What you are asked to do | Would you retype, exactly and without the pictures, the lines between the line holding "Clone this diagram in TikZ." and the line holding "(1,0) -- (1,413);", inclusive, and nothing else?

Input material |
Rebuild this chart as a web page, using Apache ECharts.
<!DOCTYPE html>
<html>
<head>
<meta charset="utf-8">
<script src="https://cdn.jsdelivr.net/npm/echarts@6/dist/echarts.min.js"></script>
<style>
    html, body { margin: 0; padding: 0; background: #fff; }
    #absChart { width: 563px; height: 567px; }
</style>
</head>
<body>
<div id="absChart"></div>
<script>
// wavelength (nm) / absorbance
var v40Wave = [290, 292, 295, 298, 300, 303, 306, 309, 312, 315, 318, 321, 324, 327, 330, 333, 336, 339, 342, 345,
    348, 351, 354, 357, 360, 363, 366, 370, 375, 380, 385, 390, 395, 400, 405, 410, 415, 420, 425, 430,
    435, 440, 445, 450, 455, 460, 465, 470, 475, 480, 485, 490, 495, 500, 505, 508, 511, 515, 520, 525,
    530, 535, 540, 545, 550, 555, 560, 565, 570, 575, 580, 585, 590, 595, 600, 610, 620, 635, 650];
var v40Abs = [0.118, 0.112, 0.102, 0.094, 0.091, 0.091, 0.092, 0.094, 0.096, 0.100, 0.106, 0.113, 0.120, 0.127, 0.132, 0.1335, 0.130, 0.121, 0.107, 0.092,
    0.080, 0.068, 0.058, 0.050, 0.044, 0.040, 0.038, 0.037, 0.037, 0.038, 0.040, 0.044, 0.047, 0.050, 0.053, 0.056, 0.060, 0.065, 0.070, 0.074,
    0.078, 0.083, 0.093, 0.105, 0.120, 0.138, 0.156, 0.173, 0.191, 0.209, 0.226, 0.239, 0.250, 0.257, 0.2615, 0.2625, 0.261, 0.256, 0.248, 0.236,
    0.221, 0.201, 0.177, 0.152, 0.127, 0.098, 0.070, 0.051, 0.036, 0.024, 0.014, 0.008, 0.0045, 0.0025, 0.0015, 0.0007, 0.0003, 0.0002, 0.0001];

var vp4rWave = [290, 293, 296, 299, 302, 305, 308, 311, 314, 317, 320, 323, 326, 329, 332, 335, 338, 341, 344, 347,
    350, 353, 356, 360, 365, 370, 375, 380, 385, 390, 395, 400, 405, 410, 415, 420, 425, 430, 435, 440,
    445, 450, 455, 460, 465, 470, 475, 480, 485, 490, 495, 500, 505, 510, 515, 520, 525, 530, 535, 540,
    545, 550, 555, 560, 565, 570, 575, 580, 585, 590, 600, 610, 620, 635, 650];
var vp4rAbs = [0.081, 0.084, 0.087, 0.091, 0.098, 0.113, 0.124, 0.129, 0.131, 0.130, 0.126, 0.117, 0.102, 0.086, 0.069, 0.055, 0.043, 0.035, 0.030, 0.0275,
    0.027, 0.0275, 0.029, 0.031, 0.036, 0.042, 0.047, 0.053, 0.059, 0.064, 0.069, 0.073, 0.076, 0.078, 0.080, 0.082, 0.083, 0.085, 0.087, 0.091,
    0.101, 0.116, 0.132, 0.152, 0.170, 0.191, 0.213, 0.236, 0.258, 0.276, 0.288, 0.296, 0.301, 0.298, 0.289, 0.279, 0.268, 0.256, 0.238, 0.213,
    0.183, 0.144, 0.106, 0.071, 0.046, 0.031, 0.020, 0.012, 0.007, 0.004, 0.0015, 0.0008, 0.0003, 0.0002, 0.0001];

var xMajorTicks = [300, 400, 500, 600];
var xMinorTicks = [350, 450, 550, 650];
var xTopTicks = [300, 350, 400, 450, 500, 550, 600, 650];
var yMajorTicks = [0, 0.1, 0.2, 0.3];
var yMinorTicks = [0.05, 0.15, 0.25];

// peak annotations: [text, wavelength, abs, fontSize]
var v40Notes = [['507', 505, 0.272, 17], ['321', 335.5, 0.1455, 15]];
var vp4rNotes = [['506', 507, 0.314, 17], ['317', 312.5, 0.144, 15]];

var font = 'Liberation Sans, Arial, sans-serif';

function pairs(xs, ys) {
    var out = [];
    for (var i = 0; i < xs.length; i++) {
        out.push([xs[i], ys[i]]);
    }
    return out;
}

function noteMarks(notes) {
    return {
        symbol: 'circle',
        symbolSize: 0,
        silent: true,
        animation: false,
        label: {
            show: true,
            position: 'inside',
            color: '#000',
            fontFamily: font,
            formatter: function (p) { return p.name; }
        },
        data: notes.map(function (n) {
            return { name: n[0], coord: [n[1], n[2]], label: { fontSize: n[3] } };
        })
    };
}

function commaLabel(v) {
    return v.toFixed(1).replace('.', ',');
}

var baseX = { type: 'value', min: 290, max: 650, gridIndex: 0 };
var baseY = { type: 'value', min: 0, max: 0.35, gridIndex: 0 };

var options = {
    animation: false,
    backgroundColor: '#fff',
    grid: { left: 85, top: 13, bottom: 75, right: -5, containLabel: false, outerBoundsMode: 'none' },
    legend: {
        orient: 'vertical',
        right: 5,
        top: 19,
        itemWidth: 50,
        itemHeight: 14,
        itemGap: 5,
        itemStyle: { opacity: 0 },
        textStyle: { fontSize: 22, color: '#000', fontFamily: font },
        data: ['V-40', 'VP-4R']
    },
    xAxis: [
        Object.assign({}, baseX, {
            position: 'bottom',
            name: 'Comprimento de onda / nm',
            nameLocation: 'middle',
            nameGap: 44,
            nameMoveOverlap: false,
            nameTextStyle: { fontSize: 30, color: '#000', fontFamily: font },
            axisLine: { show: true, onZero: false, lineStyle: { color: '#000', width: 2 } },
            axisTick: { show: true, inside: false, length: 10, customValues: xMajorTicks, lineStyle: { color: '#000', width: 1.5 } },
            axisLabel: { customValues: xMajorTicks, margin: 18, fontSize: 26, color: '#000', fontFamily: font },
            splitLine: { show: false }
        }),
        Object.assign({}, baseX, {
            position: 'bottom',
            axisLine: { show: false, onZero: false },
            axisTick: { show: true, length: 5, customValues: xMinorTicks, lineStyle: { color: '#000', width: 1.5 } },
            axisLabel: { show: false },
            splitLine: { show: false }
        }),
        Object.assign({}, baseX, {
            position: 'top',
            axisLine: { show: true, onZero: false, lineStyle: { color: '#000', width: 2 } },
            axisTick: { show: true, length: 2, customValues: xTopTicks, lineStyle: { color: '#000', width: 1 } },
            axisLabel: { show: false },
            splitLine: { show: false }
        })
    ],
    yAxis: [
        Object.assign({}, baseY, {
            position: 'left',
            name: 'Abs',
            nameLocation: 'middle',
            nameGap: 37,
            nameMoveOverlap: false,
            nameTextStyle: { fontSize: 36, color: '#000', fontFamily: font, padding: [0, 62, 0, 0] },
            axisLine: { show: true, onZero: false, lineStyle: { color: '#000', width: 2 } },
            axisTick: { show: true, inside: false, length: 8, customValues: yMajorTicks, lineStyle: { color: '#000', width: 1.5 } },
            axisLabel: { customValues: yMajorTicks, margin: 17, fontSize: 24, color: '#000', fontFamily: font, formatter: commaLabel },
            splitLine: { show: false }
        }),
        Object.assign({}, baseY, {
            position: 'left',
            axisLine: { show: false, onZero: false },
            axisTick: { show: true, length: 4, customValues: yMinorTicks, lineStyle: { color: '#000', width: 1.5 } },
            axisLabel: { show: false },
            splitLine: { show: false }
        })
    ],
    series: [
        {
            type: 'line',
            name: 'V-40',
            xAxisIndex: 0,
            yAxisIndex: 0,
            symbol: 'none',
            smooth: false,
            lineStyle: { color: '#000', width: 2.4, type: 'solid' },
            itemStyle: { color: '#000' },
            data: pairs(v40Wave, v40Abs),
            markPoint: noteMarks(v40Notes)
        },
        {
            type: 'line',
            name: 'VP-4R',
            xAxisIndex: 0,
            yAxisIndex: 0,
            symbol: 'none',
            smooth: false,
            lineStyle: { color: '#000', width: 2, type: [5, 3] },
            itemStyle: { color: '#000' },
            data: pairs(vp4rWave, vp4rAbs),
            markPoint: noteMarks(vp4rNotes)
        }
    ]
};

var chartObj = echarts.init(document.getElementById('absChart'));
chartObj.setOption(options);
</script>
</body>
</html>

...

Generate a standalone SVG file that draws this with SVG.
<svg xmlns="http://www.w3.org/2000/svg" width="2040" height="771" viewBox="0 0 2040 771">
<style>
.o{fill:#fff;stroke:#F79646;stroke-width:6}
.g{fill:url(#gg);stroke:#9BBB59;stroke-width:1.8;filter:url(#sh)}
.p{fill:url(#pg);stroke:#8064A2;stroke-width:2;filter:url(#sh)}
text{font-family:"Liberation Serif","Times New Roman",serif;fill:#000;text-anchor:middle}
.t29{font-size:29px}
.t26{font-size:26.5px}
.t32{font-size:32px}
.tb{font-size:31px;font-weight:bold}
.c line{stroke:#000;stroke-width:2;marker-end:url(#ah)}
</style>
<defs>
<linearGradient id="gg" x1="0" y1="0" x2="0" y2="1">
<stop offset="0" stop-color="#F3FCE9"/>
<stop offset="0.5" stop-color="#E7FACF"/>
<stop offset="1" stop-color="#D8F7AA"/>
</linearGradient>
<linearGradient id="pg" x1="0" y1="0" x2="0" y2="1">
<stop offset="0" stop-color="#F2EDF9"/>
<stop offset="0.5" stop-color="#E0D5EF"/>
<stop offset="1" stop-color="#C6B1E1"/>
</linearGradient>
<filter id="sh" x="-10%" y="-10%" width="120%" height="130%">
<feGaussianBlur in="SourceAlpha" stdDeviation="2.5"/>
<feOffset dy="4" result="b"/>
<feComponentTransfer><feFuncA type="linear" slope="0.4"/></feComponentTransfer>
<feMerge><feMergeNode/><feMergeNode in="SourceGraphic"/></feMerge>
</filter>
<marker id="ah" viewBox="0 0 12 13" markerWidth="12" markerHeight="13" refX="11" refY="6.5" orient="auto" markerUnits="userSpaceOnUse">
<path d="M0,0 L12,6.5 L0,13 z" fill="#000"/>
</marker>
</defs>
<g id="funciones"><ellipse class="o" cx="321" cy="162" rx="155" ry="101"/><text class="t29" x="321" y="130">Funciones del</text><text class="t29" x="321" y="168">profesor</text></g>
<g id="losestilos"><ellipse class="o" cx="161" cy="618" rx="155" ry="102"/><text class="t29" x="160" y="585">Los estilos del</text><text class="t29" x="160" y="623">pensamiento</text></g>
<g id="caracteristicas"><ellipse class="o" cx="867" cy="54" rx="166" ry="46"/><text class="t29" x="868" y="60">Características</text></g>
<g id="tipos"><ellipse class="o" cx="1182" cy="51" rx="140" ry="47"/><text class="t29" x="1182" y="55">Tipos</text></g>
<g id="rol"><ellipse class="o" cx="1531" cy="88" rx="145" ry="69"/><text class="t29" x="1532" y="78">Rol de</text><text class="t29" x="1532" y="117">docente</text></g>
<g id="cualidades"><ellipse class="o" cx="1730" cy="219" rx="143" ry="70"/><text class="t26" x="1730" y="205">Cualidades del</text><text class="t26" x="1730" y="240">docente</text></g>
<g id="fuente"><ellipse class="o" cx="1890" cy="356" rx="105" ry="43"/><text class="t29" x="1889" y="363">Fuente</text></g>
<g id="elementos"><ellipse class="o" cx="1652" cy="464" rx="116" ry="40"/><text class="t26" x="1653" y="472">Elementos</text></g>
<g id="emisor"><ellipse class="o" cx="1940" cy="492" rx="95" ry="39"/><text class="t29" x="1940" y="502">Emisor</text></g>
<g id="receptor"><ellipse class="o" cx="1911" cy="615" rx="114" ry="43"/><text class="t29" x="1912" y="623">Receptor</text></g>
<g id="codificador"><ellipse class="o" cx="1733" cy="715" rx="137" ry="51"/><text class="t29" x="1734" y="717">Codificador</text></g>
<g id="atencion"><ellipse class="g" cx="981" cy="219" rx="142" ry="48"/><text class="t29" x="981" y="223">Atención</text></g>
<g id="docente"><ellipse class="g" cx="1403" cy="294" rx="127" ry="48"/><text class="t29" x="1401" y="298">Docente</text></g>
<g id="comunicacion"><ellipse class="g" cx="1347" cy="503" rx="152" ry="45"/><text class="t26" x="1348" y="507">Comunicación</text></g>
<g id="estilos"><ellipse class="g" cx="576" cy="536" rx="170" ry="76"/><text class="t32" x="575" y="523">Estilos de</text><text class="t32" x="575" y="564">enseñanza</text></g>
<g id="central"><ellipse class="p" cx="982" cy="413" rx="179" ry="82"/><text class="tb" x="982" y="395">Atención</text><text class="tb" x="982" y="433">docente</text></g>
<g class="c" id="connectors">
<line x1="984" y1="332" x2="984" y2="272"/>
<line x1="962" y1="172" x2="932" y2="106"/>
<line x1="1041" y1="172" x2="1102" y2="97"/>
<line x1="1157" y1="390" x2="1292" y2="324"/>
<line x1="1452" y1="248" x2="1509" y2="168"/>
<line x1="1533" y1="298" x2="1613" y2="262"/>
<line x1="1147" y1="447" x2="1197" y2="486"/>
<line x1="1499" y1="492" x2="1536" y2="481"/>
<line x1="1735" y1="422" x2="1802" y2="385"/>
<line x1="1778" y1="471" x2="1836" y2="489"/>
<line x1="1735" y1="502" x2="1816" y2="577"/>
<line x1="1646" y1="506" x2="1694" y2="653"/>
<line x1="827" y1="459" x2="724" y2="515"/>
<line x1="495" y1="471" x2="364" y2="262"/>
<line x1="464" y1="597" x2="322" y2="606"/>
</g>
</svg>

--

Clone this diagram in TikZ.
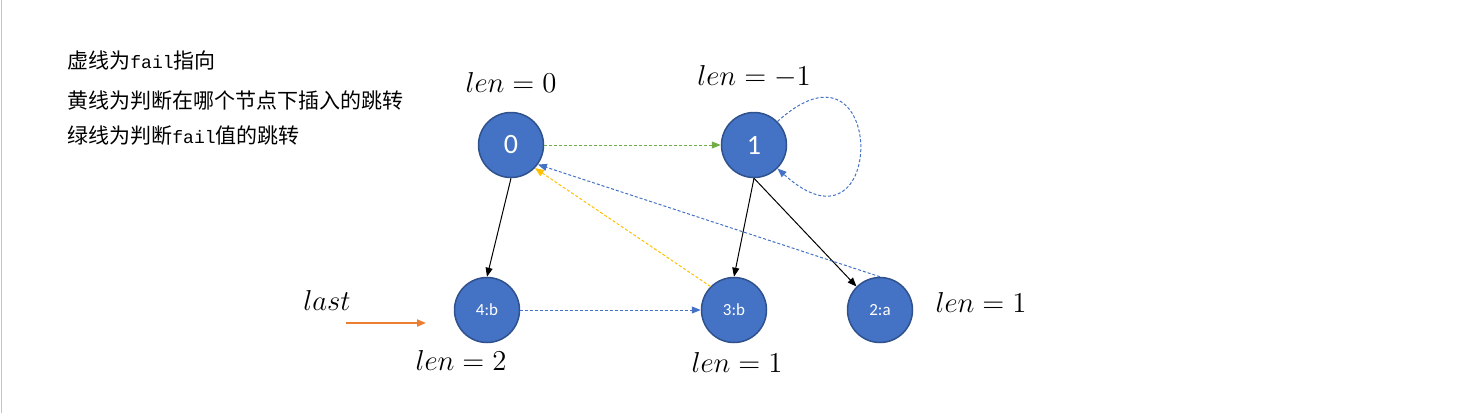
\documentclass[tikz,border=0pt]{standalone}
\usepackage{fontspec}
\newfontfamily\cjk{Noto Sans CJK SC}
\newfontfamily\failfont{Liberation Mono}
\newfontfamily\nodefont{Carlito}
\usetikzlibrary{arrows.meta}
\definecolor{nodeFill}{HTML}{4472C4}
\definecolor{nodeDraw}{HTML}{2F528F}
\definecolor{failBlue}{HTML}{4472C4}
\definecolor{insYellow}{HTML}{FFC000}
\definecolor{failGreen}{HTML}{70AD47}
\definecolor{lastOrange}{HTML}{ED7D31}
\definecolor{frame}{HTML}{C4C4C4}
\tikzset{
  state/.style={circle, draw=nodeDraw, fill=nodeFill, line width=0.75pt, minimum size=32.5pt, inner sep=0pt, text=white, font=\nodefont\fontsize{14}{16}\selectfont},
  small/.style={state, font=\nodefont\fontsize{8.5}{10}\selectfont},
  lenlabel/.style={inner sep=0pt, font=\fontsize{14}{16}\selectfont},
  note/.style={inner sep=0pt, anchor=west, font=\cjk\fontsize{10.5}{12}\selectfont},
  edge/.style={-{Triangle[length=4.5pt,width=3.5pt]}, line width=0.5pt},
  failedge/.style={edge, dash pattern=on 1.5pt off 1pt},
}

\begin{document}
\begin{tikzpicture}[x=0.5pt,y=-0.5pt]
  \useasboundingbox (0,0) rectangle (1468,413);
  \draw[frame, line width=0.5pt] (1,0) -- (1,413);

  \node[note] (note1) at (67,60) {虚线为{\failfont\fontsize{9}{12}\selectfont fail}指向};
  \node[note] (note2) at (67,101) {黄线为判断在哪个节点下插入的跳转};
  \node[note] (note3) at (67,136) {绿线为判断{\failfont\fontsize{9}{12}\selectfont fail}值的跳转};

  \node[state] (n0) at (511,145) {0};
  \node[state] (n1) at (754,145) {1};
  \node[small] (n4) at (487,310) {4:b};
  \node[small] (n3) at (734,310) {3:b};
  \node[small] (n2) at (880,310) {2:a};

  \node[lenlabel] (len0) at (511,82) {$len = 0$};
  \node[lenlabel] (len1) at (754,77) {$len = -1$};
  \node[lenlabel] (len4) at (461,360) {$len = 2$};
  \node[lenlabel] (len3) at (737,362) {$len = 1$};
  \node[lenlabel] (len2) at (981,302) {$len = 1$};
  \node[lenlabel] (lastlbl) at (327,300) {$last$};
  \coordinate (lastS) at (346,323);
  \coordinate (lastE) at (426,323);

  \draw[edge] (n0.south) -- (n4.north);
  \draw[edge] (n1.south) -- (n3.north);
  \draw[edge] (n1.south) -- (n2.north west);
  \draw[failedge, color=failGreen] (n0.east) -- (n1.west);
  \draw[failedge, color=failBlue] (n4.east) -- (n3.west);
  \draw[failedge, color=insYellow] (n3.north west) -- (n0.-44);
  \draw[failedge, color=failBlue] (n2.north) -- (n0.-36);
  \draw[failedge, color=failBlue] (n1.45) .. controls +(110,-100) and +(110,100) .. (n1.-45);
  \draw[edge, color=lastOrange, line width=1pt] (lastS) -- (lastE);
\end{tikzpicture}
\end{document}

Answer to the problem |
Clone this diagram in TikZ.
\documentclass[tikz,border=0pt]{standalone}
\usepackage{fontspec}
\newfontfamily\cjk{Noto Sans CJK SC}
\newfontfamily\failfont{Liberation Mono}
\newfontfamily\nodefont{Carlito}
\usetikzlibrary{arrows.meta}
\definecolor{nodeFill}{HTML}{4472C4}
\definecolor{nodeDraw}{HTML}{2F528F}
\definecolor{failBlue}{HTML}{4472C4}
\definecolor{insYellow}{HTML}{FFC000}
\definecolor{failGreen}{HTML}{70AD47}
\definecolor{lastOrange}{HTML}{ED7D31}
\definecolor{frame}{HTML}{C4C4C4}
\tikzset{
  state/.style={circle, draw=nodeDraw, fill=nodeFill, line width=0.75pt, minimum size=32.5pt, inner sep=0pt, text=white, font=\nodefont\fontsize{14}{16}\selectfont},
  small/.style={state, font=\nodefont\fontsize{8.5}{10}\selectfont},
  lenlabel/.style={inner sep=0pt, font=\fontsize{14}{16}\selectfont},
  note/.style={inner sep=0pt, anchor=west, font=\cjk\fontsize{10.5}{12}\selectfont},
  edge/.style={-{Triangle[length=4.5pt,width=3.5pt]}, line width=0.5pt},
  failedge/.style={edge, dash pattern=on 1.5pt off 1pt},
}

\begin{document}
\begin{tikzpicture}[x=0.5pt,y=-0.5pt]
  \useasboundingbox (0,0) rectangle (1468,413);
  \draw[frame, line width=0.5pt] (1,0) -- (1,413);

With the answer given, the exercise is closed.